Das selbe lässt sich auch umgekehrt rechnen: Ein 10% kleinerer Fahrer wäre 1,57m groß, nach proportionaler Verkleinerung der Räder käme man auf 23,4″ und 24,8″, hier liegt man bereits seit längerem mit 24″ + 26″ recht nah dran. Bei der Kettenstrebe kommt man mit 405mm auf eine merkliche Kürzung.
Diese „Scaled Sizing“ genannte Größen-Angabe ist natürlich nur eine Empfehlung. „Das ist nur unsere Empfehlung!“
Zwar spricht der Flyer mehrmals von Perfektion („Rahmenlänge und Laufraddurchmesser endlich perfekt zu Ihrer Körpergröße“, doch schien den Liteville-Vertretern im Gespräch durchaus bewusst, dass es eben nicht nur auf die Körpergröße ankommt, sondern auch auf persönliche Vorlieben.
Das Argument, größere Vorderräder seien am Motorrad ja schon lange der Standard, lässt sich beim Mountainbike unserer Meinung nach nur bedingt rechtfertigen. Für Motorcrosser ist nämlich in höherem Maße der Beschleunigungswiderstand von Bedeutung: Ein größeres (und zusätzlich schwereres) Rad lässt sich schwieriger beschleunigen. Bei den am Fahrrad üblichen Gewichten und Beschleunigungen sind diese Effekte aber eher zu vernachlässigen.
Gibt es Argumente gegen die gemischte Bereifung? Ein Punkt, der schnell einfallen könnte, ist der der Ersatzteileversorung. Ja, man kann den Vorderreifen nicht hinten aufziehen, wie es einige Sparfüchse ganz gerne tun, um den Reifen bis zum bitteren Ende fahren zu können. In Zeiten von Radspezifischen Gummimischungen und Profilen ist das aber glaube ich zu verschmerzen. Muss man mehrere Schläuche im Gepäck haben?
Muss man nun mehrere Ersatzschläuche mit dabei haben? Nein, ein 26″ Schlauch lässt sich auch auf 650B und zur Not auch auf 29″ verbauen. Andersrum ist das schwieriger, aber da kann man sich ja vor der Tour Gedanken drüber machen. Wer bisher einen Laufradsatz mit identischen Speichen vorne und hinten, links und rechts hatte, wird nun mindestens doppelt so viele Ersatzspeichen mitnehmen wollen. Das war’s dann aber auch aus der Sicht der Teileverwendung.
Und die Optik?

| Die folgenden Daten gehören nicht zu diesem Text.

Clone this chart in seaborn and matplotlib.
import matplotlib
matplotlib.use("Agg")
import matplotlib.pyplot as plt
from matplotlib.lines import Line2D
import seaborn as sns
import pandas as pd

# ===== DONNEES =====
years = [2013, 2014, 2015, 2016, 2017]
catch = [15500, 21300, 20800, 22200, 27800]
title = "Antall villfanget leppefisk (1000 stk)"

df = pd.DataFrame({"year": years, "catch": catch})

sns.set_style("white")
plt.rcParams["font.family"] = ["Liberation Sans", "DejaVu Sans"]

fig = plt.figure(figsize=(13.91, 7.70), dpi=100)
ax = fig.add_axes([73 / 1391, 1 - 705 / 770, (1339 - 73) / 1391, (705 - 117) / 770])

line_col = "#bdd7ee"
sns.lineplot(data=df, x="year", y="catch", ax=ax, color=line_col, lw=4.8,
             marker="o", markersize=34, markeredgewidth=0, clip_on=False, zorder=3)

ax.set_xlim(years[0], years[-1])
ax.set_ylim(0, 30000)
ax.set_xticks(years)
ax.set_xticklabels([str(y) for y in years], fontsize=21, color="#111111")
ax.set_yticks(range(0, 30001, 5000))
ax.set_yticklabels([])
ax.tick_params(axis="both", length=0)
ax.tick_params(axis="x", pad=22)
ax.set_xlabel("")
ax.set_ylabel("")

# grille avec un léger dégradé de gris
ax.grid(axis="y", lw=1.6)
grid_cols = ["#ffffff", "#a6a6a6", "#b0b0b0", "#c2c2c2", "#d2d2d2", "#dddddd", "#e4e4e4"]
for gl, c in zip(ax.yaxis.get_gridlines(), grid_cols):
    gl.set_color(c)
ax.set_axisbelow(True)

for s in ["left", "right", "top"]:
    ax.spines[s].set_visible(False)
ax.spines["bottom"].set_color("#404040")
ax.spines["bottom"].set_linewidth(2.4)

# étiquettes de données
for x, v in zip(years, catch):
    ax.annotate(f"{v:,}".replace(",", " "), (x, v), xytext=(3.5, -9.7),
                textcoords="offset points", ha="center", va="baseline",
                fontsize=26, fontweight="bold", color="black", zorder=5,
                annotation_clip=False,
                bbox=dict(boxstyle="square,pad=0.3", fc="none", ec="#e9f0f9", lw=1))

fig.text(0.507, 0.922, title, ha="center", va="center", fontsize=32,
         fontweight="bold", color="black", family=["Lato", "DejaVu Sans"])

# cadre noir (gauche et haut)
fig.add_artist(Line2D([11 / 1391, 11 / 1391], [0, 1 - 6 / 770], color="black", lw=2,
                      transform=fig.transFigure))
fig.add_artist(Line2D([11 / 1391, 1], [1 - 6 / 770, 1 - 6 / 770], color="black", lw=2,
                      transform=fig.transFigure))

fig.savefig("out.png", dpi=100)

Die gute und zugleich schlechte Nachricht, je nach Geschmack: Weil das anders große Hinterrad immer dabei ist, fällt der Unterschied zwischen 26″ und 27,5″ endlich mal auf. Das ist nämlich sonst oft gar nicht mal so einfach…
Unsere Meinung:
Der Ansatz hat einige sehr richtige Aspekte: 1. Geometrie und Radgröße müssen zu einander passen. 2. Da die Geometrie zur Körpergröße passen muss, muss auch die Radgröße zur Körpergröße passen.

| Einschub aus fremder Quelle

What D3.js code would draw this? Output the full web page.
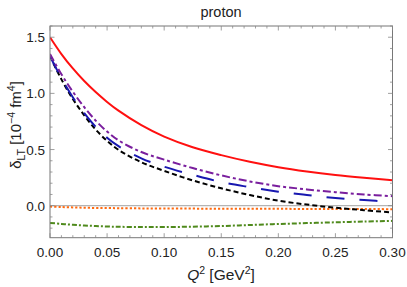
<!DOCTYPE html>
<html>
<head>
<meta charset="utf-8">
<script src="https://cdn.jsdelivr.net/npm/d3@7"></script>
<style>
  body { margin: 0; background: #fff; }
  text { font-family: "Liberation Sans", Arial, sans-serif; fill: #222; }
</style>
</head>
<body>
<svg width="407" height="287"></svg>
<script>
var q2 = [0, 0.01, 0.02, 0.03, 0.04, 0.05, 0.06, 0.08, 0.1, 0.125, 0.15, 0.175, 0.2, 0.225, 0.25, 0.275, 0.3];

var redVals    = [1.5, 1.35, 1.222, 1.11, 1.012, 0.924, 0.846, 0.717, 0.615, 0.52, 0.45, 0.391, 0.343, 0.305, 0.274, 0.249, 0.227];
var purpleVals = [1.35, 1.17, 1.015, 0.877, 0.758, 0.66, 0.582, 0.478, 0.41, 0.335, 0.27, 0.216, 0.174, 0.145, 0.12, 0.10, 0.085];
var blueVals   = [1.33, 1.135, 0.965, 0.825, 0.703, 0.605, 0.53, 0.422, 0.347, 0.275, 0.21, 0.165, 0.125, 0.095, 0.068, 0.05, 0.035];
var blackVals  = [1.33, 1.125, 0.95, 0.805, 0.678, 0.577, 0.497, 0.387, 0.31, 0.225, 0.155, 0.095, 0.045, 0.01, -0.018, -0.04, -0.06];
var orangeVals = [-0.008, -0.012, -0.015, -0.018, -0.02, -0.021, -0.022, -0.024, -0.025, -0.026, -0.027, -0.028, -0.028, -0.029, -0.03, -0.03, -0.031];
var greenVals  = [-0.153, -0.162, -0.17, -0.176, -0.181, -0.185, -0.188, -0.19, -0.19, -0.187, -0.181, -0.172, -0.163, -0.155, -0.148, -0.141, -0.135];

var xTicks = [0, 0.05, 0.1, 0.15, 0.2, 0.25, 0.3];
var yTicks = [0, 0.5, 1.0, 1.5];

var series = [
  { vals: greenVals,  color: "#4f8a1c", dash: "5,2,2,2" },
  { vals: orangeVals, color: "#ff6a10", dash: "2.2,2" },
  { vals: blackVals,  color: "#000000", dash: "5,3" },
  { vals: blueVals,   color: "#1818b0", dash: "18,15" },
  { vals: purpleVals, color: "#7a1f9e", dash: "8,3,3,3" },
  { vals: redVals,    color: "#ff1010", dash: null }
];

var svg = d3.select("svg");
var L = 50, R = 392.5, T = 26, B = 237.7;

var x = d3.scaleLinear().domain([0, 0.3]).range([L, R]);
var y = d3.scaleLinear().domain([-0.285, 1.6]).range([B, T]);

// zero line
svg.append("line")
  .attr("x1", L).attr("x2", R)
  .attr("y1", y(0)).attr("y2", y(0))
  .attr("stroke", "#b4b4b4").attr("stroke-width", 1.2);

var line = d3.line()
  .x(function (d, i) { return x(q2[i]); })
  .y(function (d) { return y(d); })
  .curve(d3.curveCatmullRom.alpha(0.5));

svg.append("clipPath").attr("id", "clip")
  .append("rect").attr("x", L).attr("y", T).attr("width", R - L).attr("height", B - T);

series.forEach(function (s) {
  svg.append("path")
    .attr("d", line(s.vals))
    .attr("clip-path", "url(#clip)")
    .attr("fill", "none")
    .attr("stroke", s.color)
    .attr("stroke-width", 2)
    .attr("stroke-dasharray", s.dash);
});

// frame
svg.append("rect")
  .attr("x", L).attr("y", T).attr("width", R - L).attr("height", B - T)
  .attr("fill", "none").attr("stroke", "#777").attr("stroke-width", 1);

// ticks on all sides, pointing inward
var tickColor = "#888";
d3.range(0, 0.3001, 0.01).forEach(function (v) {
  var major = Math.abs(v * 20 - Math.round(v * 20)) < 1e-6;
  var len = major ? 4.5 : 2.5;
  svg.append("line").attr("x1", x(v)).attr("x2", x(v)).attr("y1", B).attr("y2", B - len)
    .attr("stroke", tickColor).attr("stroke-width", 0.8);
  svg.append("line").attr("x1", x(v)).attr("x2", x(v)).attr("y1", T).attr("y2", T + len)
    .attr("stroke", tickColor).attr("stroke-width", 0.8);
});
d3.range(-0.2, 1.6001, 0.1).forEach(function (v) {
  var major = Math.abs(v * 2 - Math.round(v * 2)) < 1e-6;
  var len = major ? 4.5 : 2.5;
  svg.append("line").attr("x1", L).attr("x2", L + len).attr("y1", y(v)).attr("y2", y(v))
    .attr("stroke", tickColor).attr("stroke-width", 0.8);
  svg.append("line").attr("x1", R).attr("x2", R - len).attr("y1", y(v)).attr("y2", y(v))
    .attr("stroke", tickColor).attr("stroke-width", 0.8);
});

// tick labels
xTicks.forEach(function (v) {
  svg.append("text")
    .text(d3.format(".2f")(v))
    .attr("x", x(v)).attr("y", 256.5)
    .attr("text-anchor", "middle")
    .attr("font-size", 13.5);
});
yTicks.forEach(function (v) {
  svg.append("text")
    .text(d3.format(".1f")(v))
    .attr("x", 45).attr("y", y(v) + 5)
    .attr("text-anchor", "end")
    .attr("font-size", 13.5);
});

// title
svg.append("text")
  .text("proton")
  .attr("x", 221).attr("y", 17)
  .attr("text-anchor", "middle")
  .attr("font-size", 14.5);

// x axis label
var xl = svg.append("text")
  .attr("x", 221).attr("y", 280)
  .attr("text-anchor", "middle")
  .attr("font-size", 15.5);
xl.append("tspan").text("Q").attr("font-style", "italic");
xl.append("tspan").text("2").attr("font-size", 10.5).attr("dy", -6);
xl.append("tspan").text(" [GeV").attr("dy", 6);
xl.append("tspan").text("2").attr("font-size", 10.5).attr("dy", -6);
xl.append("tspan").text("]").attr("dy", 6);

// y axis label
var yl = svg.append("text")
  .attr("transform", "translate(21,125) rotate(-90)")
  .attr("text-anchor", "middle")
  .attr("font-size", 15);
yl.append("tspan").text("δ");
yl.append("tspan").text("LT").attr("font-size", 10.5).attr("dy", 3.5);
yl.append("tspan").text(" [10").attr("dy", -3.5);
yl.append("tspan").text("−4").attr("font-size", 10.5).attr("dy", -6);
yl.append("tspan").text(" fm").attr("dy", 6);
yl.append("tspan").text("4").attr("font-size", 10.5).attr("dy", -6);
yl.append("tspan").text("]").attr("dy", 6);
</script>
</body>
</html>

Nur nach der Körpergröße die Laufradgröße auszuwählen, ist jedoch eine starke Vereinfachung. Als Empfehlung für alle, die sich nicht allzu sehr einen Kopf machen wollen, ist diese Empfehlung daher eine Bereicherung. Dank sonst identischer Räder kann man das 301 ja auch tatsächlich in den unterschiedlichen Konfigurationen Probe fahren. Wichtig ist uns jedoch, darauf hinzuweisen, dass die Laufradgröße auch einfach zu persönlichen Vorlieben passen muss – und die stellen ganz gerne mal die Ausnahme zur Regel dar.